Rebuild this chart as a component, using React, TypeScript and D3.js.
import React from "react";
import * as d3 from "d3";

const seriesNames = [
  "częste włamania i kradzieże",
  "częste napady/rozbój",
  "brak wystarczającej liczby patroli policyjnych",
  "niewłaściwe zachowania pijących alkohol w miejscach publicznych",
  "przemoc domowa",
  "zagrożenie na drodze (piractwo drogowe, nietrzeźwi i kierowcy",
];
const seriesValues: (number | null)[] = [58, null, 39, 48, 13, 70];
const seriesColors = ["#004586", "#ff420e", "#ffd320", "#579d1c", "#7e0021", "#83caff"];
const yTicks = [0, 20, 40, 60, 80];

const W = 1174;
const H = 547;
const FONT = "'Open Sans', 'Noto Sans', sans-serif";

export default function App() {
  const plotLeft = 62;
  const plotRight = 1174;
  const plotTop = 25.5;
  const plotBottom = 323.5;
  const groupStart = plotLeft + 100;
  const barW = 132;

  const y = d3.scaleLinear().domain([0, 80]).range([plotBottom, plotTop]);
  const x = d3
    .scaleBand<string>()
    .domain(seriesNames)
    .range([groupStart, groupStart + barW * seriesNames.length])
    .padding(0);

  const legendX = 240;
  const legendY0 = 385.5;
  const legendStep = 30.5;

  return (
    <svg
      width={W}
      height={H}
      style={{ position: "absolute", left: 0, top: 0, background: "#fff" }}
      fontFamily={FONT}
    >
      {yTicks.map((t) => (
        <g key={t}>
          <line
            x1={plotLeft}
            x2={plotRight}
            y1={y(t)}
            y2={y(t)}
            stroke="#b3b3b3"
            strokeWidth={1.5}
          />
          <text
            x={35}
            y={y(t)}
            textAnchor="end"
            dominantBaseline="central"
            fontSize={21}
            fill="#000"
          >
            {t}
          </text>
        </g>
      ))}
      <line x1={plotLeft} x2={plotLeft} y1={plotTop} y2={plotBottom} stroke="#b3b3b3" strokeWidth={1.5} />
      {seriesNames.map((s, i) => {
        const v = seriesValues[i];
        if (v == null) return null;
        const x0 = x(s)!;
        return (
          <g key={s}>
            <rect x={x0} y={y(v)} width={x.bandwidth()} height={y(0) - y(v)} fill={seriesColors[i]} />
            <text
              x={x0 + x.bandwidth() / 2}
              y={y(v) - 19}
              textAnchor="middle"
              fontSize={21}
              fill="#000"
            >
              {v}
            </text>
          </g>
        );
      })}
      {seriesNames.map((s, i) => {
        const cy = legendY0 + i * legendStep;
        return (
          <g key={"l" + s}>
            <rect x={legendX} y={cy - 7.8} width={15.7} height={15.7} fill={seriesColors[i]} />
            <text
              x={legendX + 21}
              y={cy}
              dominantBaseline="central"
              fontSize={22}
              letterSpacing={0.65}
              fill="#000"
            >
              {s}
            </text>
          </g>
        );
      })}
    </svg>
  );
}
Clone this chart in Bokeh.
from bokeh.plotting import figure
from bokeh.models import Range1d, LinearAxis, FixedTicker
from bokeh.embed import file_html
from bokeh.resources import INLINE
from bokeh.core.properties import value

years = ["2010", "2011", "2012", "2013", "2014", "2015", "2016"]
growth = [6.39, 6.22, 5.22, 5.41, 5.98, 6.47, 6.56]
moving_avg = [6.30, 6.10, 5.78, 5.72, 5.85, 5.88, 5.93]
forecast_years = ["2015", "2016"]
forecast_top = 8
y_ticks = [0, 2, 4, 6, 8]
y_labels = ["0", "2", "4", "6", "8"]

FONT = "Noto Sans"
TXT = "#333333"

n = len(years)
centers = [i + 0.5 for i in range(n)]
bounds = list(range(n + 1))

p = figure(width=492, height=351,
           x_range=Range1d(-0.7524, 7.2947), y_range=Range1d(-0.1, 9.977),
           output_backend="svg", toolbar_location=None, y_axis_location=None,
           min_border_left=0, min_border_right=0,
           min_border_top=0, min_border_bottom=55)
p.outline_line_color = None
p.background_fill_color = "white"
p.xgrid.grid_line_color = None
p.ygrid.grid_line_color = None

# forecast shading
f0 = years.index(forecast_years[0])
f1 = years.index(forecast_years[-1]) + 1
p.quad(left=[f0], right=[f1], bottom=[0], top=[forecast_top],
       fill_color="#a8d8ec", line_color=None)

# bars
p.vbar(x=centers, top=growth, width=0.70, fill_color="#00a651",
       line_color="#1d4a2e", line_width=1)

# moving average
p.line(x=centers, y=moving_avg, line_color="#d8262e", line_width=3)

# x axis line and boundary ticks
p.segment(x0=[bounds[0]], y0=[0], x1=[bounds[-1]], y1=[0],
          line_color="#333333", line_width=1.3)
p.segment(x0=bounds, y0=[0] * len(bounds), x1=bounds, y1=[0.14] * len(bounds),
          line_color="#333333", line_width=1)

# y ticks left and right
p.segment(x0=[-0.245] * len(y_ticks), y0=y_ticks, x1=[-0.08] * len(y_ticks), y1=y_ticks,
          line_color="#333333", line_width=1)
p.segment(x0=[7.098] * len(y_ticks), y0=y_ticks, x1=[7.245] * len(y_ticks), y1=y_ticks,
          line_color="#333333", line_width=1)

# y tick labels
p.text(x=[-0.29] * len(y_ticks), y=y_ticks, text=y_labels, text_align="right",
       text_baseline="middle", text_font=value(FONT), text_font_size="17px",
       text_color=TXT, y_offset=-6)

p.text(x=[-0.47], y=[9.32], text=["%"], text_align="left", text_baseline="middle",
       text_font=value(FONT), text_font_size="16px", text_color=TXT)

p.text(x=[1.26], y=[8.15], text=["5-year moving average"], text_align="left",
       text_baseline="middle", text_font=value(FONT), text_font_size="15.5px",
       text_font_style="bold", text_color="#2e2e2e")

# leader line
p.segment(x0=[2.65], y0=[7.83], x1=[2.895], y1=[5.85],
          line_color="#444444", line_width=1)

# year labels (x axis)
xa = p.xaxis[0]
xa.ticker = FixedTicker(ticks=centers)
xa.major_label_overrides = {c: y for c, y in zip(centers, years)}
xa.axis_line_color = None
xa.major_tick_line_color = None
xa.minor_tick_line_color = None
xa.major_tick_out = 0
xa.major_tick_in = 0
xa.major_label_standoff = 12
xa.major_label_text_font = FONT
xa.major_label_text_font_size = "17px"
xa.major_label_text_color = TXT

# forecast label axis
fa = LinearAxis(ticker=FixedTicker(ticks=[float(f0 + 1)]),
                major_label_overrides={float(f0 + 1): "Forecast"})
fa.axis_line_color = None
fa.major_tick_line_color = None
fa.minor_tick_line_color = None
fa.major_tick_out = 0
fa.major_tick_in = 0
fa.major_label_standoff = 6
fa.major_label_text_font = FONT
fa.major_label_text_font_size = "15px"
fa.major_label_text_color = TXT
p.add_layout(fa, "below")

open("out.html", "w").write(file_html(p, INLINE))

#####

_The problem_. Return all of the entries exactly as they were supplied.

_Right answer_.
Rebuild this chart as a component, using React, TypeScript and D3.js.
import React from "react";
import * as d3 from "d3";

const seriesNames = [
  "częste włamania i kradzieże",
  "częste napady/rozbój",
  "brak wystarczającej liczby patroli policyjnych",
  "niewłaściwe zachowania pijących alkohol w miejscach publicznych",
  "przemoc domowa",
  "zagrożenie na drodze (piractwo drogowe, nietrzeźwi i kierowcy",
];
const seriesValues: (number | null)[] = [58, null, 39, 48, 13, 70];
const seriesColors = ["#004586", "#ff420e", "#ffd320", "#579d1c", "#7e0021", "#83caff"];
const yTicks = [0, 20, 40, 60, 80];

const W = 1174;
const H = 547;
const FONT = "'Open Sans', 'Noto Sans', sans-serif";

export default function App() {
  const plotLeft = 62;
  const plotRight = 1174;
  const plotTop = 25.5;
  const plotBottom = 323.5;
  const groupStart = plotLeft + 100;
  const barW = 132;

  const y = d3.scaleLinear().domain([0, 80]).range([plotBottom, plotTop]);
  const x = d3
    .scaleBand<string>()
    .domain(seriesNames)
    .range([groupStart, groupStart + barW * seriesNames.length])
    .padding(0);

  const legendX = 240;
  const legendY0 = 385.5;
  const legendStep = 30.5;

  return (
    <svg
      width={W}
      height={H}
      style={{ position: "absolute", left: 0, top: 0, background: "#fff" }}
      fontFamily={FONT}
    >
      {yTicks.map((t) => (
        <g key={t}>
          <line
            x1={plotLeft}
            x2={plotRight}
            y1={y(t)}
            y2={y(t)}
            stroke="#b3b3b3"
            strokeWidth={1.5}
          />
          <text
            x={35}
            y={y(t)}
            textAnchor="end"
            dominantBaseline="central"
            fontSize={21}
            fill="#000"
          >
            {t}
          </text>
        </g>
      ))}
      <line x1={plotLeft} x2={plotLeft} y1={plotTop} y2={plotBottom} stroke="#b3b3b3" strokeWidth={1.5} />
      {seriesNames.map((s, i) => {
        const v = seriesValues[i];
        if (v == null) return null;
        const x0 = x(s)!;
        return (
          <g key={s}>
            <rect x={x0} y={y(v)} width={x.bandwidth()} height={y(0) - y(v)} fill={seriesColors[i]} />
            <text
              x={x0 + x.bandwidth() / 2}
              y={y(v) - 19}
              textAnchor="middle"
              fontSize={21}
              fill="#000"
            >
              {v}
            </text>
          </g>
        );
      })}
      {seriesNames.map((s, i) => {
        const cy = legendY0 + i * legendStep;
        return (
          <g key={"l" + s}>
            <rect x={legendX} y={cy - 7.8} width={15.7} height={15.7} fill={seriesColors[i]} />
            <text
              x={legendX + 21}
              y={cy}
              dominantBaseline="central"
              fontSize={22}
              letterSpacing={0.65}
              fill="#000"
            >
              {s}
            </text>
          </g>
        );
      })}
    </svg>
  );
}
Clone this chart in Bokeh.
from bokeh.plotting import figure
from bokeh.models import Range1d, LinearAxis, FixedTicker
from bokeh.embed import file_html
from bokeh.resources import INLINE
from bokeh.core.properties import value

years = ["2010", "2011", "2012", "2013", "2014", "2015", "2016"]
growth = [6.39, 6.22, 5.22, 5.41, 5.98, 6.47, 6.56]
moving_avg = [6.30, 6.10, 5.78, 5.72, 5.85, 5.88, 5.93]
forecast_years = ["2015", "2016"]
forecast_top = 8
y_ticks = [0, 2, 4, 6, 8]
y_labels = ["0", "2", "4", "6", "8"]

FONT = "Noto Sans"
TXT = "#333333"

n = len(years)
centers = [i + 0.5 for i in range(n)]
bounds = list(range(n + 1))

p = figure(width=492, height=351,
           x_range=Range1d(-0.7524, 7.2947), y_range=Range1d(-0.1, 9.977),
           output_backend="svg", toolbar_location=None, y_axis_location=None,
           min_border_left=0, min_border_right=0,
           min_border_top=0, min_border_bottom=55)
p.outline_line_color = None
p.background_fill_color = "white"
p.xgrid.grid_line_color = None
p.ygrid.grid_line_color = None

# forecast shading
f0 = years.index(forecast_years[0])
f1 = years.index(forecast_years[-1]) + 1
p.quad(left=[f0], right=[f1], bottom=[0], top=[forecast_top],
       fill_color="#a8d8ec", line_color=None)

# bars
p.vbar(x=centers, top=growth, width=0.70, fill_color="#00a651",
       line_color="#1d4a2e", line_width=1)

# moving average
p.line(x=centers, y=moving_avg, line_color="#d8262e", line_width=3)

# x axis line and boundary ticks
p.segment(x0=[bounds[0]], y0=[0], x1=[bounds[-1]], y1=[0],
          line_color="#333333", line_width=1.3)
p.segment(x0=bounds, y0=[0] * len(bounds), x1=bounds, y1=[0.14] * len(bounds),
          line_color="#333333", line_width=1)

# y ticks left and right
p.segment(x0=[-0.245] * len(y_ticks), y0=y_ticks, x1=[-0.08] * len(y_ticks), y1=y_ticks,
          line_color="#333333", line_width=1)
p.segment(x0=[7.098] * len(y_ticks), y0=y_ticks, x1=[7.245] * len(y_ticks), y1=y_ticks,
          line_color="#333333", line_width=1)

# y tick labels
p.text(x=[-0.29] * len(y_ticks), y=y_ticks, text=y_labels, text_align="right",
       text_baseline="middle", text_font=value(FONT), text_font_size="17px",
       text_color=TXT, y_offset=-6)

p.text(x=[-0.47], y=[9.32], text=["%"], text_align="left", text_baseline="middle",
       text_font=value(FONT), text_font_size="16px", text_color=TXT)

p.text(x=[1.26], y=[8.15], text=["5-year moving average"], text_align="left",
       text_baseline="middle", text_font=value(FONT), text_font_size="15.5px",
       text_font_style="bold", text_color="#2e2e2e")

# leader line
p.segment(x0=[2.65], y0=[7.83], x1=[2.895], y1=[5.85],
          line_color="#444444", line_width=1)

# year labels (x axis)
xa = p.xaxis[0]
xa.ticker = FixedTicker(ticks=centers)
xa.major_label_overrides = {c: y for c, y in zip(centers, years)}
xa.axis_line_color = None
xa.major_tick_line_color = None
xa.minor_tick_line_color = None
xa.major_tick_out = 0
xa.major_tick_in = 0
xa.major_label_standoff = 12
xa.major_label_text_font = FONT
xa.major_label_text_font_size = "17px"
xa.major_label_text_color = TXT

# forecast label axis
fa = LinearAxis(ticker=FixedTicker(ticks=[float(f0 + 1)]),
                major_label_overrides={float(f0 + 1): "Forecast"})
fa.axis_line_color = None
fa.major_tick_line_color = None
fa.minor_tick_line_color = None
fa.major_tick_out = 0
fa.major_tick_in = 0
fa.major_label_standoff = 6
fa.major_label_text_font = FONT
fa.major_label_text_font_size = "15px"
fa.major_label_text_color = TXT
p.add_layout(fa, "below")

open("out.html", "w").write(file_html(p, INLINE))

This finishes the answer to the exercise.